Example 2.7 Solve the equation $u_x + 3y^{2/3}u_y = 2$ subject to the initial condition $u(x,1) = 1+x$.
It's an example in "An introduction to partial differential equations" book by Yehuda Pinchover, to be solved by the method of characteristics. And I'm trying to solve it by Lagrange's method. I know that I need to find 2 orthogonal vectors so I can find $Ψ$ and $Φ$. But my struggles is finding the 2 orthogonal vectors.
$$u_x + 3y^{2/3}u_y = 2$$ The Charpit-Lagrange equations are : $$\frac{dx}{1}=\frac{dy}{ 3y^{2/3}}=\frac{du}{2}$$ A first characteristic equation comes from solving $\frac{dx}{1}=\frac{dy}{ 3y^{2/3}}$ : $$x-y^{1/3}=c_1$$ A second characteristic equation comes from solving $\frac{dx}{1}=\frac{du}{2}$ : $$u-2x=c_2$$ The general solution of the PDE is : $\quad c_2=F(c_1)=u-2x=F(x-y^{1/3})$ : $$\boxed{u=2x+F(x-y^{1/3})}$$ $F$ is an arbitrary function in the general case.
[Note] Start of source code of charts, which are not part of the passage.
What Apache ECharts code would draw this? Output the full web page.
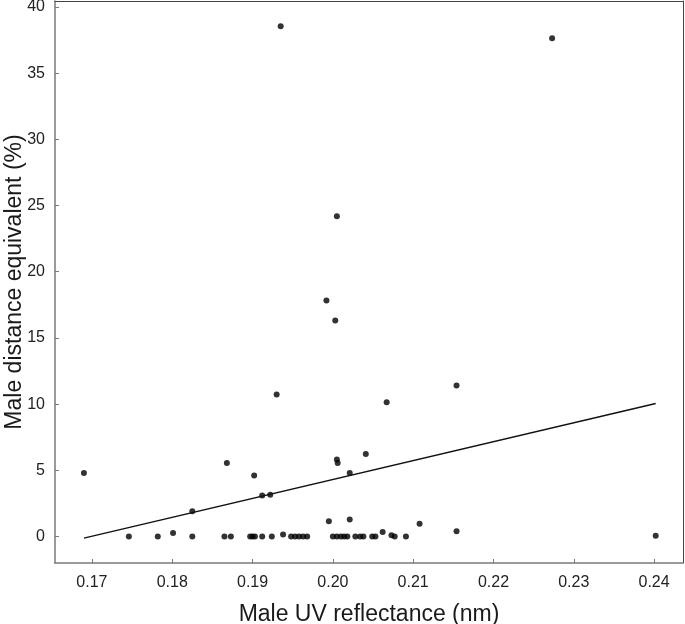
<!DOCTYPE html>
<html>
<head>
<meta charset="utf-8">
<script src="https://cdn.jsdelivr.net/npm/echarts@6/dist/echarts.min.js"></script>
<style>
html,body{margin:0;padding:0;background:#fff;}
#chart{width:685px;height:624px;}
</style>
</head>
<body>
<div id="chart"></div>
<script>
// Male UV reflectance (nm)
var uvX = [0.1690,0.1746,0.1782,0.1801,0.1825,0.1825,0.1865,0.1868,0.1873,0.1897,0.1900,0.1903,0.1902,
  0.1912,0.1912,0.1922,0.1924,0.1930,0.1935,0.1938,0.1948,0.1953,0.1958,0.1963,0.1968,
  0.1992,0.1995,0.2000,0.2003,0.2005,0.2005,0.2005,0.2006,0.2010,0.2014,0.2018,0.2021,0.2021,
  0.2028,0.2034,0.2038,0.2041,0.2049,0.2053,0.2062,0.2067,0.2073,0.2077,0.2091,0.2108,
  0.2154,0.2154,0.2273,0.2402];
// Male distance equivalent (%)
var distY = [4.80,0,0,0.27,1.91,0,0,5.56,0,0,0,0,4.60,
  0,3.10,3.15,0,10.72,38.54,0.15,0,0,0,0,0,
  17.82,1.16,0,16.31,0,24.19,5.82,5.55,0,0,0,1.28,4.80,
  0,0,0,6.24,0,0,0.35,10.15,0.10,0,0,0.97,
  11.40,0.40,37.64,0.05];
// regression line end points
var fitX = [0.1690, 0.2402];
var fitY = [-0.12, 10.05];
var xTicks = [0.17,0.18,0.19,0.20,0.21,0.22,0.23,0.24];
var xTickLabels = ['0.17','0.18','0.19','0.20','0.21','0.22','0.23','0.24'];
var yTicks = [0,5,10,15,20,25,30,35,40];

var pts = uvX.map(function(x,i){return [x, distY[i]];});
var fit = fitX.map(function(x,i){return [x, fitY[i]];});

var font = 'Liberation Sans, Arial, sans-serif';
var chart = echarts.init(document.getElementById('chart'));
chart.setOption({
  animation:false,
  backgroundColor:'#fff',
  grid:{left:55,right:2,top:1,bottom:61,containLabel:false,outerBoundsMode:'none'},
  xAxis:[{
    type:'value', min:0.1654, max:0.2436,
    name:'Male UV reflectance (nm)', nameLocation:'middle', nameGap:40, nameMoveOverlap:false,
    nameTextStyle:{fontFamily:font,fontSize:23,color:'#1a1a1a'},
    axisLine:{show:true,onZero:false,lineStyle:{color:'#7a7a7a',width:1.5}},
    axisTick:{show:true,inside:true,length:4,lineStyle:{color:'#7a7a7a'},
      customValues:xTicks},
    axisLabel:{fontFamily:font,fontSize:16,color:'#222',margin:12,
      customValues:xTicks,
      formatter:function(v){var i=xTicks.findIndex(function(t){return Math.abs(t-v)<1e-9;});return i>=0?xTickLabels[i]:'';}},
    splitLine:{show:false}
  },{
    type:'value', position:'top', min:0.1654, max:0.2436,
    axisLine:{show:true,onZero:false,lineStyle:{color:'#444',width:1}},
    axisTick:{show:false},axisLabel:{show:false},splitLine:{show:false}
  }],
  yAxis:[{
    type:'value', min:-2, max:40.45,
    name:'Male distance equivalent (%)', nameLocation:'middle', nameGap:29, nameMoveOverlap:false,
    nameTextStyle:{fontFamily:font,fontSize:23,color:'#1a1a1a'},
    axisLine:{show:true,onZero:false,lineStyle:{color:'#7a7a7a',width:1.5}},
    axisTick:{show:true,inside:true,length:4,lineStyle:{color:'#7a7a7a'},
      customValues:yTicks},
    axisLabel:{fontFamily:font,fontSize:16,color:'#222',margin:10,
      customValues:yTicks},
    splitLine:{show:false}
  },{
    type:'value', position:'right', min:-2, max:40.45,
    axisLine:{show:true,onZero:false,lineStyle:{color:'#444',width:1}},
    axisTick:{show:false},axisLabel:{show:false},splitLine:{show:false}
  }],
  series:[{
    type:'scatter', data:pts, symbol:'circle', symbolSize:6,
    itemStyle:{color:'#000'}
  },{
    type:'line', data:fit, symbol:'none',
    lineStyle:{color:'#111',width:1.5}
  }]
});
</script>
</body>
</html>
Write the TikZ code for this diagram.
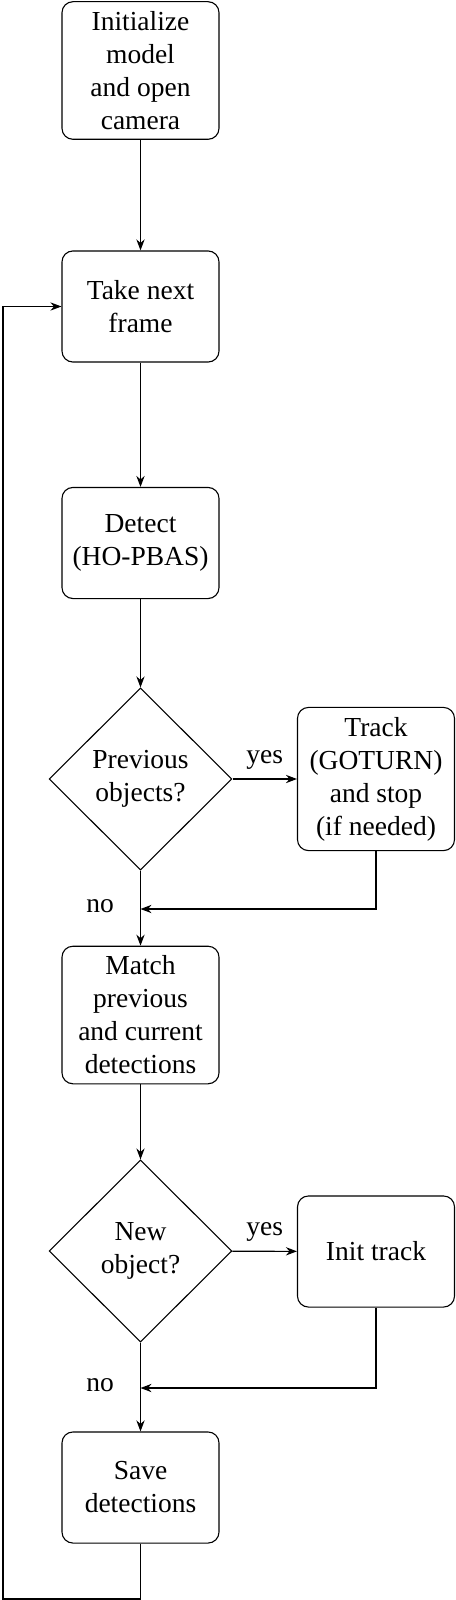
\documentclass[tikz,border=0pt]{standalone}
\usepackage{fontspec}
\setmainfont{Liberation Serif}
\usetikzlibrary{arrows.meta,positioning,shapes.geometric}

\tikzset{
  procbox/.style={draw, rounded corners=4pt, minimum width=57.1pt, minimum height=40.4pt, align=center, inner sep=3.5pt},
  decision/.style={draw, diamond, minimum width=66.5pt, minimum height=66.2pt, inner sep=1pt, align=center},
  flow/.style={->}
}

\begin{document}
\begin{tikzpicture}[x=0.36364pt, y=-0.36364pt, >={Stealth[length=4pt,width=3pt]}, font=\fontsize{10}{12}\selectfont]
  \useasboundingbox (0,0) rectangle (456,1600);
  % main column
  \node[procbox] (init) at (140.5,70.5) {Initialize\\ model\\ and open\\ camera};
  \node[procbox] (frame) at (140.5,306.5) {Take next\\ frame};
  \node[procbox] (detect) at (140.5,543) {Detect\\ (HO-PBAS)};
  \node[decision] (prev) at (140.5,779) {Previous\\ objects?};
  \node[procbox] (match) at (140.5,1015) {Match\\ previous\\ and current\\ detections};
  \node[decision] (new) at (140.5,1251) {New\\ object?};
  \node[procbox] (save) at (140.5,1487.5) {Save\\ detections};
  % side column
  \node[procbox] (track) at (376,779) {Track\\ (GOTURN)\\ and stop\\ (if needed)};
  \node[procbox] (inittrack) at (376,1251.5) {Init track};
  % merge points and loop corner
  \coordinate (merge1) at (140.5,909);
  \coordinate (merge2) at (140.5,1388);
  \coordinate (loopcorner) at (3,1599);
  % connectors
  \draw[flow] (init) -- (frame);
  \draw[flow] (frame) -- (detect);
  \draw[flow] (detect) -- (prev);
  \draw[flow] (prev) -- node[above=0pt] (yes1) {yes} (track);
  \draw[flow] (prev) -- (match);
  \draw[flow] (track.south) |- (merge1);
  \node (no1) at (100,906) {no};
  \draw[flow] (match) -- (new);
  \draw[flow] (new) -- node[above=0pt] (yes2) {yes} (inittrack);
  \draw[flow] (new) -- (save);
  \draw[flow] (inittrack.south) |- (merge2);
  \node (no2) at (100,1385) {no};
  % back to the next frame
  \draw[flow] (save.south) |- (loopcorner) |- (frame.west);
\end{tikzpicture}
\end{document}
In the particular case with condition $u(x,1)=1+x$ the function F is non longer arbitrary. $$1+x=2x+F(x-1^{1/3})=2x+F(x-1)$$ Let $X=x-1\quad\implies\quad x=X+1$ $$1+(X+1)=2(X+1)+F(X)$$ $$F(X)=-X$$ Now the function $F(X)$ is known. We put it into the above general solution where $X=x-y^{1/3}$ : $$u=2x-(x-y^{1/3})$$ $$\boxed{u(x,y)=x+y^{1/3}}$$